Has there ever been a great third chapter to a cinematic superhero franchise? Superman III, X Men: The Last Stand, Batman Forever—three number threes in superhero franchises that paled in comparison to the films that preceded them. With director Sam Raimi and his entire cast back for Spider-Man 3, prospects looked good for the curse to be broken.
The curse lives on because Spider-Man 3 is easily the most disappointing Spidey film to date.
Many rumors have been swirling about the third chapter being the last for Raimi, Tobey Maguire and Kirsten Dunst. That could explain why this film tries to do so damned much for one movie. Not one, but three villains vie for screen time; Peter Parker gets a subplot that has him getting all dark and evil; girlfriend Mary Jane is a bummer; and another love interest, Gwen Stacy (Bryce Dallas Howard), is thrown into the fray.
The overstuffed chapter starts promisingly and then goes a bit haywire. A few minutes into the film, a meteorite crashes to Earth while Peter Parker (Maguire) and Mary Jane (Dunst) are on a date. The meteor contains some sort of black blob “symbioite” that attaches itself to Spider-Man’s suit, turning it black. The black suit gives him greater superpowers, but it also amplifies whatever trace of bastard there was in Parker’s personality. Raimi shows us how evil Parker’s gotten by having him strut down the street, Saturday Night Fever style, and performing a wacky dance number. A great chance to be nasty sabotaged by sophomoric humor.
The symbioite also causes trouble with the love life, as symbioites often do. Parker becomes a bad boyfriend and is unsympathetic to Mary Jane’s getting canned (deservedly so, I might add) from her Broadway gig because she sings like a nervous 11-year-old boy. Mary Jane is a major bore this time out.
Right there, you have enough for one movie, but here comes the villain parade. First, there’s Sandman (Thomas Haden Church), a misunderstood criminal on the lam who gets caught up in some overblown centrifuge thing that gives him superpowers. He can change into sand, blowing around in the wind or growing to the size of King Kong. There’s no real explanation for what the guy can do or how he can do it. We just know that he’s really just a good guy underneath looking for cash to save his dying kid. We also know that, like Mary Jane, he’s a whiner.

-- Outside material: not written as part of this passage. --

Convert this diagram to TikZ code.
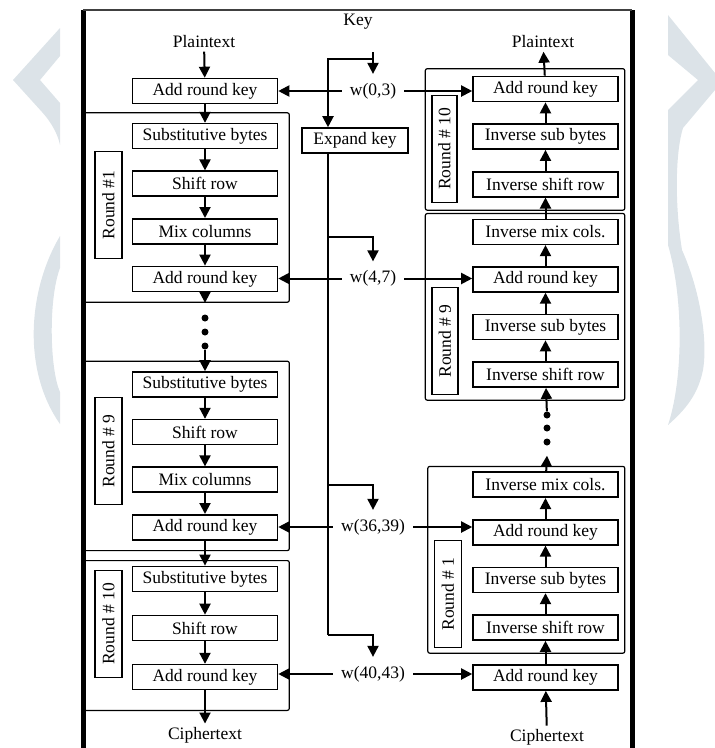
\documentclass[tikz,border=0pt]{standalone}
\usepackage{fontspec}
\setmainfont{Liberation Serif}
\usetikzlibrary{arrows.meta,positioning,fit,calc}
\definecolor{wmgray}{HTML}{DCE3E8}
\tikzset{%
  % boxes
  stepbox/.style={draw, line width=1.6pt, minimum width=145pt, minimum height=25pt, inner sep=0pt},
  keybox/.style={stepbox, minimum width=106pt},
  roundlbl/.style={draw, line width=1.4pt, rotate=90, minimum width=107pt, minimum height=27pt, inner sep=0pt},
  group/.style={draw, line width=1.2pt, rounded corners=2pt, inner sep=0pt},
  wlbl/.style={inner xsep=8pt, inner ysep=9pt},
  dotmark/.style={circle, fill, inner sep=0pt, minimum size=7pt},
  % edge styles
  arr/.style={-{Triangle[length=11pt,width=11pt]}, line width=2pt},
  keyline/.style={line width=1.5pt},
  outerline/.style={line width=5pt},
  wm/.style={fill=wmgray},
}

\begin{document}
\begin{tikzpicture}[x=1pt, y=-1pt, node distance=21pt, font=\fontsize{17.5}{20}\selectfont]
  \useasboundingbox (0,0) rectangle (715,748);

  % watermark
  \begin{scope}
    \clip (0,0) rectangle (60,748);
    \fill[wm] (60,28) -- (13,80) -- (42,112) .. controls (52,123) and (58,135) .. (60,145)
      -- (60,103) -- (40,80) -- (60,56) -- cycle;
    \fill[wm] (60,236) .. controls (28,290) and (22,370) .. (60,424)
      -- (60,392) .. controls (50,370) and (48,300) .. (60,268) -- cycle;
  \end{scope}
  \begin{scope}
    \clip (668,0) rectangle (715,748);
    \fill[wm] (668,15) -- (715,73) -- (715,90) -- (683,128)
      .. controls (676,150) and (674,200) .. (682,250)
      .. controls (700,290) and (708,340) .. (703,370)
      .. controls (698,395) and (685,410) .. (668,425)
      .. controls (683,380) and (684,300) .. (668,245)
      -- (668,110) -- (698,80) -- (668,55) -- cycle;
  \end{scope}

  % frame
  \draw[outerline] (83,10) -- (83,748);
  \draw[outerline] (632,10) -- (632,748);
  \draw[line width=1.5pt, black!75] (83,10) -- (632,10);

  % Encryption
  \node (lpt) at (204,42) {Plaintext};
  \node[stepbox] (eark0) at (205,91) {Add round key};
  \node[stepbox, below=18.5pt of eark0] (esub1) {Substitutive bytes};
  \node[stepbox, below=of esub1] (eshr1) {Shift row};
  \node[stepbox, below=of eshr1] (emix1) {Mix columns};
  \node[stepbox, below=of emix1] (eark1) {Add round key};
  \node[roundlbl] (elab1) at (108.5,205) {Round \#1};
  \node[group, fit=(elab1)(esub1)(eark1), inner xsep=11pt, inner ysep=10pt] (eround1) {};

  \node[dotmark] (ld1) at (205,318) {};
  \node[dotmark] (ld2) at (205,332) {};
  \node[dotmark] (ld3) at (205,346) {};

  \node[stepbox, below=79pt of eark1] (esub9) {Substitutive bytes};
  \node[stepbox, below=of esub9] (eshr9) {Shift row};
  \node[stepbox, below=of eshr9] (emix9) {Mix columns};
  \node[stepbox, below=of emix9] (eark9) {Add round key};
  \node[roundlbl] (elab9) at (108.5,451) {Round \# 9};
  \node[group, fit=(elab9)(esub9)(eark9), inner xsep=11pt, inner ysep=10pt] (eround9) {};

  \node[stepbox, below=25pt of eark9] (esub10) {Substitutive bytes};
  \node[stepbox, below=22.5pt of esub10] (eshr10) {Shift row};
  \node[stepbox, below=22.5pt of eshr10] (eark10) {Add round key};
  \node[roundlbl] (elab10) at (108.5,624) {Round \# 10};
  \coordinate[below=15pt of eark10.south] (e10foot);
  \node[group, fit=(elab10)(esub10)(eark10)(e10foot), inner xsep=11pt, inner ysep=5pt] (eround10) {};
  \node (lct) at (205,735) {Ciphertext};

  % Key schedule
  \node (key) at (358,22) {Key};
  \coordinate (keyin) at (373,52);
  \coordinate (keysplit) at (373,59);
  \node[keybox] (expand) at (355,140.5) {Expand key};
  \node[wlbl] (w03) at (373,91) {w(0,3)};
  \node[wlbl] (w47) at (373,278.5) {w(4,7)};
  \node[wlbl] (w3639) at (373,527) {w(36,39)};
  \node[wlbl] (w4043) at (373,674) {w(40,43)};
  \coordinate (kb47) at (328,237);
  \coordinate (kb3639) at (328,485);
  \coordinate (kb4043) at (328,635);

  % Decryption
  \node (rpt) at (543,42) {Plaintext};
  \node[stepbox] (dark10) at (545.5,89) {Add round key};
  \node[stepbox, below=of dark10] (disb10) {Inverse sub bytes};
  \node[stepbox, below=of disb10] (disr10) {Inverse shift row};
  \node[roundlbl, minimum height=25pt] (dlab10) at (444.5,149) {Round \# 10};
  \node[group, fit=(dlab10)(dark10)(disr10), inner xsep=6pt, inner ysep=7pt] (dround10) {};

  \node[stepbox, below=of disr10] (dimc9) {Inverse mix cols.};
  \node[stepbox, below=of dimc9] (dark9) {Add round key};
  \node[stepbox, below=of dark9] (disb9) {Inverse sub bytes};
  \node[stepbox, below=of disb9] (disr9) {Inverse shift row};
  \node[roundlbl, minimum height=26pt] (dlab9) at (445,341) {Round \# 9};
  \node[group, fit=(dlab9)(dimc9)(disr9), inner xsep=6pt, inner ysep=5pt] (dround9) {};

  \node[dotmark] (rd1) at (547,415) {};
  \node[dotmark] (rd2) at (547,428) {};
  \node[dotmark] (rd3) at (547,442) {};

  \node[stepbox, below=83.5pt of disr9] (dimc1) {Inverse mix cols.};
  \node[stepbox, below=of dimc1] (dark1) {Add round key};
  \node[stepbox, below=of dark1] (disb1) {Inverse sub bytes};
  \node[stepbox, below=of disb1] (disr1) {Inverse shift row};
  \node[roundlbl] (dlab1) at (448,594) {Round \# 1};
  \node[group, fit=(dlab1)(dimc1)(disr1), inner xsep=6pt, inner ysep=5pt] (dround1) {};
  \node[stepbox, below=23.5pt of disr1] (darkF) {Add round key};
  \node (rct) at (547,737) {Ciphertext};

  % Links, encryption
  \draw[arr] (lpt) -- (eark0);
  \draw[arr] (eark0) -- (esub1);
  \draw[arr] (esub1) -- (eshr1);
  \draw[arr] (eshr1) -- (emix1);
  \draw[arr] (emix1) -- (eark1);
  \draw[arr] (eark1) -- (eark1 |- eround1.south);
  \draw[arr] (ld3) -- (esub9);
  \draw[arr] (esub9) -- (eshr9);
  \draw[arr] (eshr9) -- (emix9);
  \draw[arr] (emix9) -- (eark9);
  \draw[arr] (eark9) -- (esub10);
  \draw[arr] (esub10) -- (eshr10);
  \draw[arr] (eshr10) -- (eark10);
  \draw[arr] (eark10) -- (lct);

  % Links, key
  \draw[arr] (keyin) -- (w03);
  \draw[arr] (keysplit) -| ([xshift=-27pt]expand.north);
  \draw[keyline] ([xshift=-27pt]expand.south) -- (kb4043);
  \draw[arr] (kb47) -| (w47);
  \draw[arr] (kb3639) -| (w3639);
  \draw[arr] (kb4043) -| (w4043);
  \draw[arr] (w03) -- (w03 -| eark0.east);
  \draw[arr] (w47) -- (w47 -| eark1.east);
  \draw[arr] (w3639) -- (w3639 -| eark9.east);
  \draw[arr] (w4043) -- (w4043 -| eark10.east);
  \draw[arr] (w03) -- (w03 -| dark10.west);
  \draw[arr] (w47) -- (w47 -| dark9.west);
  \draw[arr] (w3639) -- (w3639 -| dark1.west);
  \draw[arr] (w4043) -- (w4043 -| darkF.west);

  % Links, decryption
  \draw[arr] (dark10) -- (rpt);
  \draw[arr] (disb10) -- (dark10);
  \draw[arr] (disr10) -- (disb10);
  \draw[arr] (dimc9) -- (disr10);
  \draw[arr] (dark9) -- (dimc9);
  \draw[arr] (disb9) -- (dark9);
  \draw[arr] (disr9) -- (disb9);
  \draw[arr] (rd1) -- (disr9);
  \draw[arr] (dimc1) -- ([yshift=-10pt]rd3.south);
  \draw[arr] (dark1) -- (dimc1);
  \draw[arr] (disb1) -- (dark1);
  \draw[arr] (disr1) -- (disb1);
  \draw[arr] (darkF) -- (disr1);
  \draw[arr] (rct) -- (darkF);
\end{tikzpicture}
\end{document}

Then there’s Venom, a comic fanboy favorite who gets woefully shortchanged in the movie. Topher Grace plays Eddie Brock, and he probably would’ve been a great villain had he gotten the time he deserved. Instead, the interesting concept of Peter Parker’s photographer rival being transformed into a steroid-raging monster version of Spider-Man gets footnote status. An utter waste of a great idea.
That’s not it. There’s also Harry (James Franco) seeking revenge for the death of his father, the Green Goblin (Willem Dafoe). Harry takes to using his dad’s old equipment and picking fights with Spider-Man, qualifying him as a rather formidable villain.
Had the movie focused on Venom and the new Goblin, that would’ve been more than enough. Instead, we get the mopey and uninteresting Sandman hogging screen minutes.
The effects are surprisingly bad in spots, with sub-par computer animation. The editing style is too cut-happy during some of the action scenes, making things hard to follow. From a visual standpoint, this is definitely a step backward from the superior second chapter.
I love big movies, but this one needed four hours or two chapters. The film plays like Raimi ingested all the Spider-Man comics he could get his hands on, chased them with some pulpy romance novels, and barfed the whole discordant mixture onto the movie screen. One, maybe two, villains would’ve been plenty. As it stands, not even a two-and-a-half-hour running time is enough to cover all of this material sufficiently.